US Capital Energy was granted permission to drill in the Sarstoon Temash National Park
US Capital Energy Inc. was recently granted permission to engage in oil drilling activities in one of Belize's national parks, the Sarstoon Temash.For the time being, only exploratory drilling will be carried out, yet environmentalists are concerned that things will soon take a turn for the worse.
Apparently, US Capital Energy intends to drill in as many as five different locations found within this national park's territory and in its proximity.
One can only assume that, when hearing the news concerning these plans to expand the oil industry into Belize's national parks, several environmentalists will shake their heads in disapproval.
Still, the Belizean government (i.e. the one that gave the green light to US Capital Energy's plans to drill in the Sarstoon Temash National Park) believes that the company's environment statement is more than satisfactory, Mongabay reports.
More precisely, the Belizean government is convinced that, as future reports will show, US Capital Energy will sooner or later know exactly what to do with the drilling mud resulting from its activities, and that the specialists working with this company will, at one point, have sufficient knowledge and training to be able to tackle any accidental spill that might occur.
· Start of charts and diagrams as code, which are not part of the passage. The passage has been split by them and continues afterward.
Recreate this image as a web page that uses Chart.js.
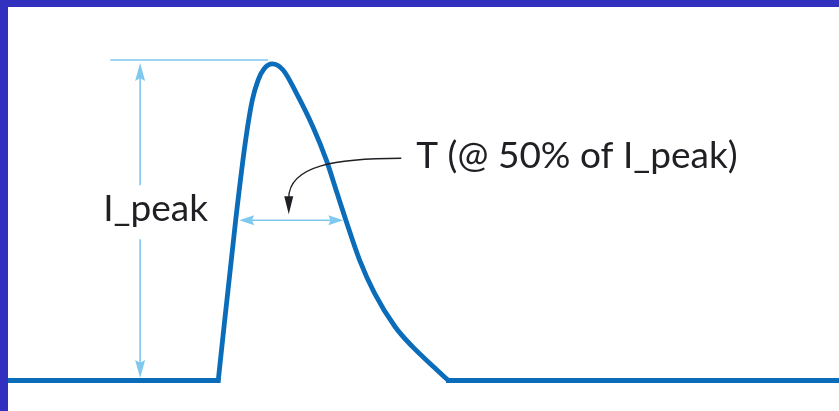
<!DOCTYPE html>
<html>
<head>
<meta charset="utf-8">
<script src="https://cdn.jsdelivr.net/npm/chart.js@4/dist/chart.umd.min.js"></script>
<style>
  html, body { margin: 0; padding: 0; background: #fff; }
  #frame { width: 831px; height: 404px; border-left: 8px solid #3230be; border-top: 7px solid #3230be; }
  canvas { display: block; }
</style>
</head>
<body>
<div id="frame"><canvas id="pulse_chart" width="831" height="404"></canvas></div>
<script>
// pulse shape, time in % of window, current in % of I_peak
const pulseT = [25.3, 27.4, 28.6, 29.4, 30.1, 30.8, 31.8, 33.1, 34.7, 36.7, 38.3, 39.6, 40.65, 42.3, 44.1, 46.6, 48.7, 51.1, 53.0];
const pulseI = [0, 50.7, 76.0, 88.6, 94.9, 98.4, 100, 98.1, 90.8, 80.1, 69.7, 59.2, 50.7, 38.1, 27.6, 16.9, 10.6, 4.6, 0];
const preT = [0, 25.3];
const postT = [53.0, 100];
const baseI = [0, 0];

// annotation values
const peakLevel = 100;
const halfT = [27.4, 40.65];
const labels = ['I_peak', 'T (@ 50% of I_peak)'];

const BLUE = '#0b6db9';
const LIGHT = '#7fc8ee';
const INK = '#1f1f24';

const toPoints = (xs, ys) => xs.map((t, i) => ({ x: t, y: ys[i] }));

const head = (ctx, x, y, angle, len, wid) => {
  ctx.save();
  ctx.translate(x, y);
  ctx.rotate(angle);
  ctx.beginPath();
  ctx.moveTo(0, 0);
  ctx.lineTo(-len, wid / 2);
  ctx.lineTo(-len * 0.85, 0);
  ctx.lineTo(-len, -wid / 2);
  ctx.closePath();
  ctx.fill();
  ctx.restore();
};

const annotations = {
  id: 'annotations',
  afterDatasetsDraw(chart) {
    const { ctx, scales: { x, y } } = chart;
    const yPeak = y.getPixelForValue(peakLevel);
    const yBase = y.getPixelForValue(0);
    const yHalf = y.getPixelForValue(peakLevel / 2) - 2;
    const xDim = x.getPixelForValue(15.9);
    const xL = x.getPixelForValue(halfT[0]) + 3.5;
    const xR = x.getPixelForValue(halfT[1]) - 2.5;

    ctx.save();
    ctx.strokeStyle = LIGHT;
    ctx.fillStyle = LIGHT;
    ctx.lineWidth = 1.6;

    // I_peak extension line + dimension arrow
    ctx.beginPath();
    ctx.moveTo(x.getPixelForValue(12.3), yPeak - 4);
    ctx.lineTo(x.getPixelForValue(31.3), yPeak - 4);
    ctx.moveTo(xDim, yPeak + 10);
    ctx.lineTo(xDim, yHalf - 35);
    ctx.moveTo(xDim, yHalf + 19);
    ctx.lineTo(xDim, yBase - 12);
    ctx.stroke();
    head(ctx, xDim, yPeak - 1, -Math.PI / 2, 18, 10);
    head(ctx, xDim, yBase - 2.5, Math.PI / 2, 18, 10);

    // T width arrow
    ctx.beginPath();
    ctx.moveTo(xL + 8, yHalf);
    ctx.lineTo(xR - 8, yHalf);
    ctx.stroke();
    head(ctx, xL, yHalf, Math.PI, 15, 10);
    head(ctx, xR, yHalf, 0, 15, 10);

    // pointer to T arrow
    const tipX = (xL + xR) / 2 - 2.5;
    const tipY = yHalf - 6;
    const sx = xR + 58;
    const sy = yHalf - 62;
    ctx.strokeStyle = INK;
    ctx.fillStyle = INK;
    ctx.lineWidth = 1.3;
    ctx.beginPath();
    ctx.moveTo(sx, sy);
    ctx.bezierCurveTo(sx - 64, sy, tipX, sy + 7, tipX, tipY - 16);
    ctx.stroke();
    ctx.beginPath();
    ctx.moveTo(tipX, tipY);
    ctx.lineTo(tipX - 4.5, tipY - 18);
    ctx.lineTo(tipX + 4.5, tipY - 18);
    ctx.closePath();
    ctx.fill();

    // labels
    ctx.font = '37px Lato';
    ctx.textBaseline = 'alphabetic';
    ctx.textAlign = 'left';
    ctx.fillText(labels[0], xDim - 37, yHalf + 1);
    ctx.fillText(labels[1], xR + 73, yHalf - 52);
    ctx.restore();
  },
};

const lineStyle = { borderColor: BLUE, borderWidth: 4.8, pointRadius: 0, fill: false };

new Chart(document.getElementById('pulse_chart'), {
  type: 'line',
  data: {
    datasets: [
      { ...lineStyle, label: 'baseline', data: toPoints(preT, baseI), borderCapStyle: 'square' },
      { ...lineStyle, label: 'pulse', data: toPoints(pulseT, pulseI), cubicInterpolationMode: 'monotone' },
      { ...lineStyle, label: 'baseline', data: toPoints(postT, baseI), borderCapStyle: 'square' },
    ],
  },
  options: {
    responsive: false,
    animation: false,
    layout: { padding: 0 },
    scales: {
      x: { type: 'linear', min: 0, max: 100, display: false },
      y: { min: -9.64, max: 118, display: false },
    },
    plugins: { legend: { display: false }, tooltip: { enabled: false } },
  },
  plugins: [annotations],
});
</script>
</body>
</html>
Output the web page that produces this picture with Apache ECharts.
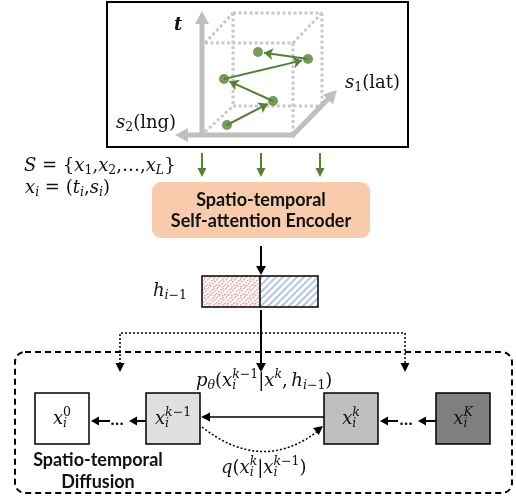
<!DOCTYPE html>
<html>
<head>
<meta charset="utf-8">
<script src="https://cdn.jsdelivr.net/npm/echarts@6/dist/echarts.min.js"></script>
<style>
html, body { margin: 0; padding: 0; background: #fff; }
#chart { width: 516px; height: 498px; }
</style>
</head>
<body>
<div id="chart"></div>
<script>
// 轨迹点 (s, t)，立方体坐标系内
var trajS = [25, 71, 22, 106, 56];
var trajT = [10, 34, 56, 76, 83];

// 文字
var encoderLines = ['Spatio-temporal', 'Self-attention Encoder'];
var diffusionLines = ['Spatio-temporal', 'Diffusion'];
var stepLabels = [
    '{i|x}{sb0|i}{spr|0}',
    '{i|x}{sb0|i}{sp|k}{spr|−1}',
    '{i|x}{sb0|i}{sp|k}',
    '{i|x}{sb0|i}{sp|K}'
];
var stepFills = ['#FFFFFF', '#DFE1DF', '#BFBFBF', '#808080'];

var MF = '"DejaVu Serif"';
var SF = 'Lato';
var GREEN = '#548235';
var GRAY = '#BFBFBF';

function rs(extra) {
    var o = { fontFamily: MF, fontSize: 18, fill: '#111', align: 'left' };
    for (var k in extra) o[k] = extra[k];
    return o;
}
var rich = {
    i: rs({ fontStyle: 'italic' }),
    r: rs({}),
    b: rs({ fontStyle: 'italic', fontWeight: 'bold', fontSize: 18 }),
    sb: rs({ fontStyle: 'italic', fontSize: 12.5, padding: [10, 0, 0, 0] }),
    sbr: rs({ fontSize: 12.5, padding: [10, 0, 0, 0] }),
    sb0: rs({ fontStyle: 'italic', fontSize: 12.5, padding: [10, 0, 0, 0], width: 0.01 }),
    sp: rs({ fontStyle: 'italic', fontSize: 12.5, padding: [0, 0, 12, 0] }),
    spr: rs({ fontSize: 12.5, padding: [0, 0, 12, 0] })
};

function mtext(x, y, str, align) {
    return {
        type: 'text', x: x, y: y, z: 10,
        style: {
            text: str, rich: rich, fontFamily: MF, fontSize: 18, fill: '#111',
            align: align || 'left', verticalAlign: 'middle'
        }
    };
}
function stext(x, y, str) {
    return {
        type: 'text', x: x, y: y, z: 10,
        style: {
            text: str, fontFamily: SF, fontWeight: 'bold', fontSize: 18, fill: '#111',
            align: 'center', verticalAlign: 'middle'
        }
    };
}

// 带箭头的直线
function arrow(x1, y1, x2, y2, opt) {
    opt = opt || {};
    var color = opt.color || '#000', lw = opt.lw || 1.5, hl = opt.hl || 8, hw = opt.hw || 4;
    var ang = Math.atan2(y2 - y1, x2 - x1);
    var bx = x2 - hl * Math.cos(ang), by = y2 - hl * Math.sin(ang);
    var px = -Math.sin(ang) * hw, py = Math.cos(ang) * hw;
    return [
        { type: 'line', z: opt.z || 5, shape: { x1: x1, y1: y1, x2: bx + Math.cos(ang), y2: by + Math.sin(ang) },
          style: { stroke: color, lineWidth: lw, lineDash: opt.dash || null } },
        { type: 'polygon', z: opt.z || 5, shape: { points: [[x2, y2], [bx + px, by + py], [bx - px, by - py]] },
          style: { fill: color } }
    ];
}
function head(x2, y2, ang, hl, hw, color) {
    var bx = x2 - hl * Math.cos(ang), by = y2 - hl * Math.sin(ang);
    var px = -Math.sin(ang) * hw, py = Math.cos(ang) * hw;
    return { type: 'polygon', z: 5, shape: { points: [[x2, y2], [bx + px, by + py], [bx - px, by - py]] },
             style: { fill: color || '#000' } };
}
function dotted(x1, y1, x2, y2) {
    return { type: 'line', z: 1, shape: { x1: x1, y1: y1, x2: x2, y2: y2 },
             style: { stroke: '#C9C9C9', lineWidth: 3, lineDash: [3, 2.5] } };
}

// 填充纹理
function dotCanvas() {
    var c = document.createElement('canvas'); c.width = 9; c.height = 9;
    var g = c.getContext('2d');
    g.fillStyle = '#fff'; g.fillRect(0, 0, 9, 9);
    g.fillStyle = '#EFAAAA';
    [[0, 0], [4, 1], [7, 2], [2, 3], [5, 4], [0, 5], [8, 6], [3, 6], [6, 7], [1, 8], [6, 0], [2, 6]].forEach(function (p) {
        g.fillRect(p[0], p[1], 1.6, 1.6);
    });
    return c;
}
function hatchCanvas() {
    var c = document.createElement('canvas'); c.width = 7; c.height = 7;
    var g = c.getContext('2d');
    g.fillStyle = '#fff'; g.fillRect(0, 0, 7, 7);
    g.strokeStyle = '#B4C7E7'; g.lineWidth = 2;
    g.beginPath();
    g.moveTo(-1, 8); g.lineTo(8, -1);
    g.moveTo(-1, 1); g.lineTo(1, -1);
    g.moveTo(6, 8); g.lineTo(8, 6);
    g.stroke();
    return c;
}

var els = [];

// 上方轨迹框
els.push({ type: 'rect', z: 0, shape: { x: 107, y: 2, width: 301, height: 145 },
           style: { fill: 'none', stroke: '#000', lineWidth: 2 } });
// 虚线立方体
els.push(dotted(205, 43, 293, 43), dotted(293, 43, 293, 133),
         dotted(233, 13, 322, 13), dotted(233, 13, 233, 106), dotted(233, 106, 322, 106), dotted(322, 13, 322, 104),
         dotted(205, 43, 233, 13), dotted(293, 43, 322, 13), dotted(205, 132, 233, 106));
// 灰色坐标轴
els = els.concat(arrow(202, 137, 202, 11, { color: GRAY, lw: 5, hl: 13, hw: 7, z: 2 }));
els = els.concat(arrow(295, 135, 175, 135, { color: GRAY, lw: 5, hl: 13, hw: 7, z: 2 }));
els = els.concat(arrow(292, 136, 337, 90, { color: GRAY, lw: 5, hl: 13, hw: 7, z: 2 }));
els.push(mtext(174, 25, '{b|t}'));
els.push(mtext(345, 83, '{i|s}{sbr|1}{r|(lat)}'));
els.push(mtext(116, 123, '{i|s}{sbr|2}{r|(lng)}'));

// 公式
els.push(mtext(24, 166, '{i|S}{r| = }{r|{}{i|x}{sbr|1}{r|,}{i|x}{sbr|2}{r|,…,}{i|x}{sb|L}}'));
els.push(mtext(25, 188, '{i|x}{sb|i}{r| = (}{i|t}{sb|i}{r|,}{i|s}{sb|i}{r|)}'));

// 绿色箭头
[202, 261, 320].forEach(function (x) {
    els = els.concat(arrow(x, 153, x, 177, { color: GREEN, lw: 2, hl: 9, hw: 4.5 }));
});

// 编码器
els.push({ type: 'rect', z: 0, shape: { x: 152, y: 182, width: 218, height: 56, r: 9 },
           style: { fill: '#F8CBAD' } });
els.push(stext(261, 200, encoderLines[0]));
els.push(stext(261, 221, encoderLines[1]));
els = els.concat(arrow(261, 246, 261, 275, { lw: 2, hl: 9, hw: 5 }));

// h_{i-1}
els.push({ type: 'rect', z: 1, shape: { x: 202, y: 276, width: 58, height: 31 },
           style: { fill: { image: dotCanvas(), repeat: 'repeat' } } });
els.push({ type: 'rect', z: 1, shape: { x: 260, y: 276, width: 58, height: 31 },
           style: { fill: { image: hatchCanvas(), repeat: 'repeat' } } });
els.push({ type: 'rect', z: 2, shape: { x: 202, y: 276, width: 116, height: 31 },
           style: { fill: 'none', stroke: '#000', lineWidth: 1.5 } });
els.push({ type: 'line', z: 2, shape: { x1: 260, y1: 276, x2: 260, y2: 307 }, style: { stroke: '#000', lineWidth: 1.5 } });
els.push(mtext(153, 291, '{i|h}{sb|i}{sbr|−1}'));

// 向下连接
els = els.concat(arrow(261, 310, 261, 372, { lw: 2, hl: 9, hw: 5 }));
els.push({ type: 'polyline', z: 4, shape: { points: [[120, 364], [120, 333], [405, 333], [405, 364]] },
           style: { stroke: '#000', lineWidth: 1.5, lineDash: [2, 2], fill: 'none' } });
els.push(head(120, 372, Math.PI / 2, 9, 4.5), head(405, 372, Math.PI / 2, 9, 4.5));

// 扩散虚线框
els.push({ type: 'rect', z: 0, shape: { x: 15, y: 352, width: 497, height: 141, r: 10 },
           style: { fill: 'none', stroke: '#000', lineWidth: 2, lineDash: [6, 4] } });

// 扩散步骤方框
var boxX = [35, 146, 324, 436];
boxX.forEach(function (x, i) {
    els.push({ type: 'rect', z: 3, shape: { x: x, y: 393, width: 54, height: 51 },
               style: { fill: stepFills[i], stroke: '#000', lineWidth: 1.5 } });
    els.push(mtext(x + 27, 419, stepLabels[i], 'center'));
});

// 步骤间箭头
els = els.concat(arrow(110, 421, 91, 421, { lw: 2, hl: 8, hw: 4.5 }));
els = els.concat(arrow(146, 421, 129, 421, { lw: 2, hl: 8, hw: 4.5 }));
els = els.concat(arrow(324, 417, 201, 417, { lw: 1.5, hl: 9, hw: 4.5 }));
els = els.concat(arrow(398, 421, 380, 421, { lw: 2, hl: 8, hw: 4.5 }));
els = els.concat(arrow(436, 421, 418, 421, { lw: 2, hl: 8, hw: 4.5 }));
[117, 406].forEach(function (x) {
    els.push({ type: 'text', x: x, y: 420, z: 10,
               style: { text: '…', fontFamily: SF, fontWeight: 'bold', fontSize: 17, fill: '#111',
                        align: 'center', verticalAlign: 'middle' } });
});

// 前向加噪虚线弧
els.push({ type: 'bezierCurve', z: 4, shape: { x1: 202, y1: 427, cpx1: 262, cpy1: 474, x2: 318, y2: 431 },
           style: { stroke: '#000', lineWidth: 1.5, lineDash: [2, 2], fill: 'none' } });
els.push(head(323, 426, Math.atan2(426 - 474, 323 - 262), 9, 4.5));

els.push(mtext(196, 381, '{i|p}{sb|θ}{r|(}{i|x}{sb0|i}{sp|k}{spr|−1}{r||}{i|x}{sp|k}{r|,\u2009}{i|h}{sb|i}{sbr|−1}{r|)}'));
els.push(mtext(221, 468, '{i|q}{r|(}{i|x}{sb0|i}{sp|k}{r||}{i|x}{sb0|i}{sp|k}{spr|−1}{r|)}'));
els.push(stext(98, 460, diffusionLines[0]));
els.push(stext(98, 482, diffusionLines[1]));

// 轨迹线段（末端略缩短）
var trajPts = trajS.map(function (s, i) { return [s, trajT[i]]; });
var segs = [];
for (var i = 0; i < trajPts.length - 1; i++) {
    var a = trajPts[i], b = trajPts[i + 1];
    var dx = b[0] - a[0], dy = b[1] - a[1], len = Math.sqrt(dx * dx + dy * dy);
    segs.push({ coords: [a, [b[0] - dx / len * 6, b[1] - dy / len * 6]] });
}

var chart = echarts.init(document.getElementById('chart'));
chart.setOption({
    animation: false,
    grid: { left: 202, top: 13, width: 120, height: 122 },
    xAxis: { type: 'value', min: 0, max: 120, show: false },
    yAxis: { type: 'value', min: 0, max: 122, show: false },
    graphic: { elements: els },
    series: [
        {
            type: 'lines', coordinateSystem: 'cartesian2d', z: 5,
            symbol: ['none', 'arrow'], symbolSize: 9,
            lineStyle: { color: GREEN, width: 2, opacity: 1 },
            data: segs
        },
        {
            type: 'scatter', z: 6, symbolSize: 10,
            itemStyle: { color: GREEN },
            data: trajPts
        }
    ]
});
</script>
</body>
</html>
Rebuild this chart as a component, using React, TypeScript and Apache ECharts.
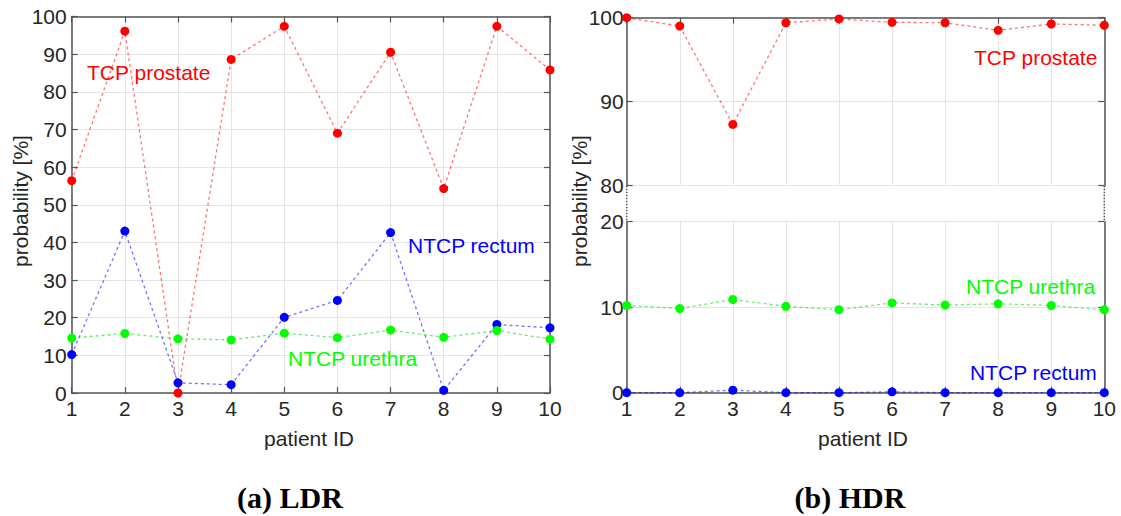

On the other hand, the same source informs us that several green-oriented and non-governmental organizations have stated on several occasions that drilling for oil in this part of the Belize can translate into groundwater sources being contaminated.
Moreover, scientists working with the Environmental Law Alliance Worldwide have drawn attention to the fact that, besides impacting on the locations where the drilling activities are to be carried out, this project will also lead to numerous access roads being made to cross the Sarstoon Temash National Park.
As this group puts it, “Such fragmentation is the principal cause of the loss of ‘area-sensitive’ species, and is considered the most serious threat to biological diversity.”
Hopefully, more information on this topic will soon be made available to the general public.